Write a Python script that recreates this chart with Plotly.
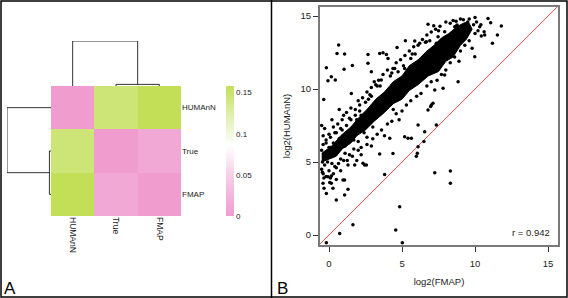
import plotly.graph_objects as go

# ---------------- data ----------------
labels = ["HUMAnN", "True", "FMAP"]
dist = [
    [0.000, 0.145, 0.158],
    [0.145, 0.000, 0.012],
    [0.158, 0.012, 0.000],
]
cbar_ticks = [0, 0.05, 0.1, 0.15]
cbar_text = ["0", "0.05", "0.1", "0.15"]
# dendrogram: (True, FMAP) merge height, then root merge height
merge_h = [0.0055, 0.153]

# dense core of the scatter (outline of the solid band)
band_x = [-0.5, 0.2, 0.8, 1.5, 2.1, 2.6, 3.2, 3.8, 4.4, 5.0, 5.5, 6.1, 6.7, 7.2, 7.7, 8.2, 8.8,
          9.3, 9.6, 9.8, 9.4, 9.0, 8.5, 8.0, 7.5, 6.8, 6.1, 5.5, 5.0, 4.4, 3.8, 3.1, 2.5, 1.9,
          1.5, 0.9, 0.5, -0.5]
band_y = [5.6, 6.1, 6.8, 7.4, 8.1, 8.6, 9.3, 9.8, 10.5, 10.9, 11.6, 12.0, 12.6, 13.0, 13.5, 13.8, 14.3,
          14.55, 14.5, 14.1, 13.4, 13.0, 12.2, 11.9, 11.2, 10.9, 10.3, 9.9, 9.3, 9.0, 8.4, 7.8, 7.2, 6.8,
          6.3, 5.9, 5.4, 5.0]

# individual points around the band and outliers
pts_x = [6.78, 7.17, 0.66, 0.55, 1.07, 2.67, -0.18, 1.03, 1.60, 0.16, -0.07, 0.43, 1.53, -0.36,
         3.47, 3.70, 3.93, 4.04, 4.66, 5.23, 5.87, 6.21, 6.67, 2.90, 3.58, 4.38, 4.73, 5.18, 2.67,
         7.35, 7.47, 7.92, 8.61, 8.77, 10.66, 10.43, 10.32, 9.98, 8.84, 7.92, 7.81, 7.24, 6.78,
         7.01, 7.12, 7.35, 6.10, 5.18, 5.64, 5.41, 6.10, 5.98, 4.16, 4.38, 3.47, 3.81, 7.24, 8.31,
         8.31, 2.44, 4.84, 4.57, 1.64, 0.73, -0.18, 5.02, -0.18, 0.50, 1.07, 1.30, 0.96, 1.07, 0.16,
         0.27, -0.34, -0.07, 0.16, -0.41, 2.56, 2.33, 1.76, 10.89, 11.07, 11.80, 11.53, 11.19, 10.62,
         6.96, 6.50, 6.05, 6.55,
         0.0, 0.3, 0.6, 0.9, 1.2, 1.5, 1.8, 2.0, 2.3, 2.6, 2.9, 3.1, 3.4, 3.7, 4.0, 4.3, 4.6, 4.9,
         5.2, 5.5, 5.8, 6.1, 6.4, 6.7, 7.0, 7.3, 7.6, 2.1, 1.0, 0.2, -0.3, -0.4, -0.5, 0.7, 2.8,
         3.3, 4.5, 5.7, 6.6, 8.0,
         0.5, 1.0, 1.3, 1.6, 2.0, 2.2, 2.6, 3.0, 3.3, 3.6, 4.0, 4.3, 4.6, 5.0, 5.3, 5.6, 6.0, 6.3,
         6.7, 7.0, 7.4, 7.7, 8.0, 8.3, 8.6, 9.0, 9.3, 9.6, 10.0, 10.2, 9.8, 8.9, 4.8, 3.8, 2.9,
         1.9, 0.8,
         -0.5, -0.4, -0.3, -0.2, 0.0, 0.1, 0.3, 0.5, -0.45, 0.2,
         0.4, 0.8, 1.1, 1.4, 1.7, 2.2, 2.4, 2.7, 3.0, 3.5, 3.9, 4.2, 4.7, 5.1, 5.4, 5.9, 6.3, 6.9,
         7.1, 7.5, 7.8, 8.4, 8.7, 9.1, 9.5, 9.9, 0.1, -0.2, 1.9, 3.2, 4.4, 5.6, 6.8, 8.1,
         -0.5, -0.4, -0.3, -0.2, -0.1, 0.0, 0.1, 0.2, 0.3, 0.4, 0.5, 0.6, 0.7, 0.8, 0.9, 1.0, 1.1,
         1.2, 1.3, 1.4, 1.5, 1.6, 1.7, 1.8, 1.9, 2.0, 2.1, 2.2, 2.3, 2.5, 2.6, 2.7, 2.9, 3.0,
         -0.45, -0.35, 0.05, 0.35, 0.65, 1.25,
         8.3, 8.5, 9.0, 9.6, 10.1, 10.4, 10.0, 9.2, 8.7]
pts_y = [14.43, 14.34, 13.01, 12.44, 12.40, 12.37, 11.46, 11.35, 11.62, 10.84, 10.57, 10.62, 9.70, 9.29,
         12.44, 12.49, 12.37, 12.10, 12.85, 13.31, 13.29, 13.13, 13.24, 11.19, 10.62, 11.41, 11.19, 11.41, 11.76,
         13.13, 13.58, 13.93, 14.27, 14.38, 13.70, 13.63, 14.27, 12.21, 10.50, 10.96, 10.05, 9.93, 8.56,
         8.90, 9.02, 7.53, 7.53, 6.73, 6.62, 6.62, 6.05, 5.40, 6.62, 5.59, 5.55, 4.15, 4.27, 4.38,
         3.54, 4.79, 1.94, 0.34, 0.70, 0.11, -0.53, -0.53, 2.85, 2.40, 2.74, 3.13, 3.77, 3.77, 3.54,
         3.20, 3.20, 3.99, 4.04, 3.54, 4.79, 4.91, 4.79, 14.84, 14.54, 14.31, 13.70, 13.13, 13.93,
         8.80, 6.40, 5.60, 7.08,
         6.9, 7.4, 7.6, 7.9, 8.4, 8.7, 8.6, 9.2, 9.4, 9.8, 10.1, 10.5, 10.6, 11.0, 11.3, 11.1, 11.8, 12.0,
         12.3, 12.6, 12.9, 13.0, 13.4, 13.7, 13.9, 14.1, 14.3, 8.9, 8.2, 7.9, 7.3, 6.8, 7.5, 8.6, 9.6,
         10.2, 11.4, 12.4, 13.2, 14.6,
         4.6, 5.1, 4.8, 5.4, 5.8, 5.5, 6.2, 6.6, 6.9, 7.2, 7.6, 7.8, 8.3, 8.5, 8.9, 9.2, 9.5, 9.7,
         10.2, 10.5, 10.6, 11.0, 11.3, 11.8, 12.2, 12.6, 13.0, 13.3, 13.8, 14.0, 12.8, 11.9, 7.9, 6.8, 6.1,
         5.1, 4.4,
         4.5, 4.2, 4.8, 4.0, 4.4, 3.9, 4.2, 3.8, 5.0, 4.9,
         7.0, 7.3, 6.1, 8.0, 6.5, 8.2, 7.0, 9.3, 8.0, 10.2, 8.9, 10.9, 9.3, 11.6, 10.1, 12.4, 10.9, 13.3,
         11.4, 14.0, 12.1, 12.9, 14.3, 13.3, 14.6, 14.4, 6.0, 6.3, 7.9, 10.3, 8.6, 12.1, 11.6, 13.2,
         5.8, 6.2, 5.3, 6.5, 5.0, 6.0, 6.7, 5.4, 6.3, 4.7, 7.0, 5.9, 6.6, 5.2, 7.2, 6.1, 5.6,
         7.5, 6.8, 5.5, 7.9, 6.6, 5.9, 8.2, 7.1, 6.4, 8.5, 6.0, 7.8, 9.1, 6.7, 8.3, 9.5, 7.4,
         4.3, 3.9, 3.6, 5.6, 4.9, 5.1,
         14.5, 14.7, 14.8, 14.8, 14.6, 14.4, 14.9, 14.75, 14.65]
r_text = "r = 0.942"
sc_ticks = [0, 5, 10, 15]

# ---------------- figure ----------------
W, H = 568, 298
def px(x): return x / W
def py(y): return 1 - y / H

FONT = "Liberation Sans, Arial, sans-serif"
TXT = "#222222"
fig = go.Figure()

# heatmap
colorscale = [[0.0, "#F09CCF"], [0.3, "#F7CCE6"], [0.54, "#FFFFFF"],
              [0.76, "#E2F0B4"], [1.0, "#C2DF57"]]
fig.add_trace(go.Heatmap(
    z=dist, x=[0, 1, 2], y=[0, 1, 2], colorscale=colorscale, zmin=0, zmax=0.158,
    xaxis="x", yaxis="y", showscale=True, xgap=0, ygap=0,
    colorbar=dict(thickness=8, thicknessmode="pixels", len=130, lenmode="pixels",
                  x=px(226), xanchor="left", y=py(151), yanchor="middle",
                  xpad=0, ypad=0, outlinewidth=0, ticks="", tickvals=cbar_ticks,
                  ticktext=cbar_text, tickfont=dict(size=8, family=FONT, color=TXT)),
    hoverinfo="skip"))

# dendrograms computed from merge heights
h1, h2 = merge_h
c1 = 1.5  # centre of True/FMAP cluster
top_x = [1, 1, 2, 2, None, 0, 0, c1, c1]
top_y = [0, h1, h1, 0, None, 0, h2, h2, h1]
fig.add_trace(go.Scatter(x=top_x, y=top_y, mode="lines", xaxis="x3", yaxis="y3",
                         line=dict(color="#333333", width=1), hoverinfo="skip"))
fig.add_trace(go.Scatter(x=top_y, y=top_x, mode="lines", xaxis="x4", yaxis="y4",
                         line=dict(color="#333333", width=1), hoverinfo="skip"))

# scatter
fig.add_trace(go.Scatter(x=[-0.7, 15.7], y=[-0.7, 15.7], mode="lines", xaxis="x2", yaxis="y2",
                         line=dict(color="#E85050", width=1), hoverinfo="skip"))
fig.add_trace(go.Scatter(x=band_x, y=band_y, mode="lines", fill="toself", fillcolor="black",
                         line=dict(color="black", width=1), xaxis="x2", yaxis="y2",
                         hoverinfo="skip"))
fig.add_trace(go.Scatter(x=pts_x, y=pts_y, mode="markers", xaxis="x2", yaxis="y2",
                         marker=dict(color="black", size=3.5, line=dict(width=0)),
                         hoverinfo="skip"))

hm_dom_x = [px(51), px(181)]
hm_dom_y = [py(216), py(86)]
fig.update_layout(
    width=W, height=H, margin=dict(l=0, r=0, t=0, b=0, autoexpand=False),
    paper_bgcolor="white", plot_bgcolor="white", showlegend=False,
    font=dict(family=FONT, color=TXT),
    xaxis=dict(domain=hm_dom_x, range=[-0.5, 2.5], tickvals=[0, 1, 2], ticktext=labels,
               tickangle=90, showgrid=False, zeroline=False, showline=False, ticks="",
               automargin=False,
               tickfont=dict(size=8.5, family=FONT, color=TXT), anchor="y"),
    yaxis=dict(domain=hm_dom_y, range=[2.5, -0.5], tickvals=[0, 1, 2], ticktext=labels,
               side="right", showgrid=False, zeroline=False, showline=False, ticks="",
               automargin=False,
               tickfont=dict(size=8, family=FONT, color=TXT), anchor="x"),
    xaxis3=dict(domain=hm_dom_x, range=[-0.5, 2.5], visible=False, anchor="y3", automargin=False),
    yaxis3=dict(domain=[py(86), py(41)], range=[0, h2], visible=False, anchor="x3", automargin=False),
    xaxis4=dict(domain=[px(7), px(51)], range=[h2, 0], visible=False, anchor="y4", automargin=False),
    yaxis4=dict(domain=hm_dom_y, range=[2.5, -0.5], visible=False, anchor="x4", automargin=False),
    xaxis2=dict(domain=[px(320), px(558)], range=[-0.616, 15.68], tickvals=sc_ticks,
                showgrid=False, zeroline=False, showline=True, mirror=True,
                linecolor="#7A7A7A", linewidth=2, ticks="outside", ticklen=5,
                tickcolor="#333333", tickfont=dict(size=9.5, family=FONT, color=TXT),
                ticklabelstandoff=4, automargin=False,
                title=dict(text="log2(FMAP)", font=dict(size=9.5, family=FONT, color=TXT),
                           standoff=10), anchor="y2"),
    yaxis2=dict(domain=[py(245), py(7)], range=[-0.685, 15.62], tickvals=sc_ticks,
                showgrid=False, zeroline=False, showline=True, mirror=True,
                linecolor="#7A7A7A", linewidth=2, ticks="outside", ticklen=5,
                tickcolor="#333333", tickfont=dict(size=9.5, family=FONT, color=TXT),
                automargin=False,
                title=dict(text="log2(HUMAnN)", font=dict(size=9.5, family=FONT, color=TXT),
                           standoff=8), anchor="x2"),
)

fig.add_annotation(x=px(552), y=py(232), xref="paper", yref="paper", text=r_text,
                   showarrow=False, xanchor="right", yanchor="middle",
                   font=dict(size=9.5, family=FONT, color=TXT))
fig.add_annotation(x=px(2), y=py(288), xref="paper", yref="paper", text="A",
                   showarrow=False, xanchor="left", yanchor="middle",
                   font=dict(size=17, family=FONT, color="black"))
fig.add_annotation(x=px(275), y=py(288), xref="paper", yref="paper", text="B",
                   showarrow=False, xanchor="left", yanchor="middle",
                   font=dict(size=17, family=FONT, color="black"))

fig.add_shape(type="rect", xref="paper", yref="paper", x0=px(1), y0=py(297),
              x1=px(567), y1=py(1), line=dict(color="black", width=1.5))
fig.add_shape(type="line", xref="paper", yref="paper", x0=px(271.5), x1=px(271.5),
              y0=0, y1=1, line=dict(color="black", width=1.5))

fig.write_html("out.html", config={"displayModeBar": False, "staticPlot": True},
               post_script="document.body.style.margin='0';document.body.style.padding='0';"
                           "document.documentElement.style.overflow='hidden';")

::::::

Requirement —
Take the lines from the start of the material to the line with "merge_h = [0.0055, 0.153]", both included, and transcribe them exactly without the pictures.

Output for this task —
Write a Python script that recreates this chart with Plotly.
import plotly.graph_objects as go

# ---------------- data ----------------
labels = ["HUMAnN", "True", "FMAP"]
dist = [
    [0.000, 0.145, 0.158],
    [0.145, 0.000, 0.012],
    [0.158, 0.012, 0.000],
]
cbar_ticks = [0, 0.05, 0.1, 0.15]
cbar_text = ["0", "0.05", "0.1", "0.15"]
# dendrogram: (True, FMAP) merge height, then root merge height
merge_h = [0.0055, 0.153]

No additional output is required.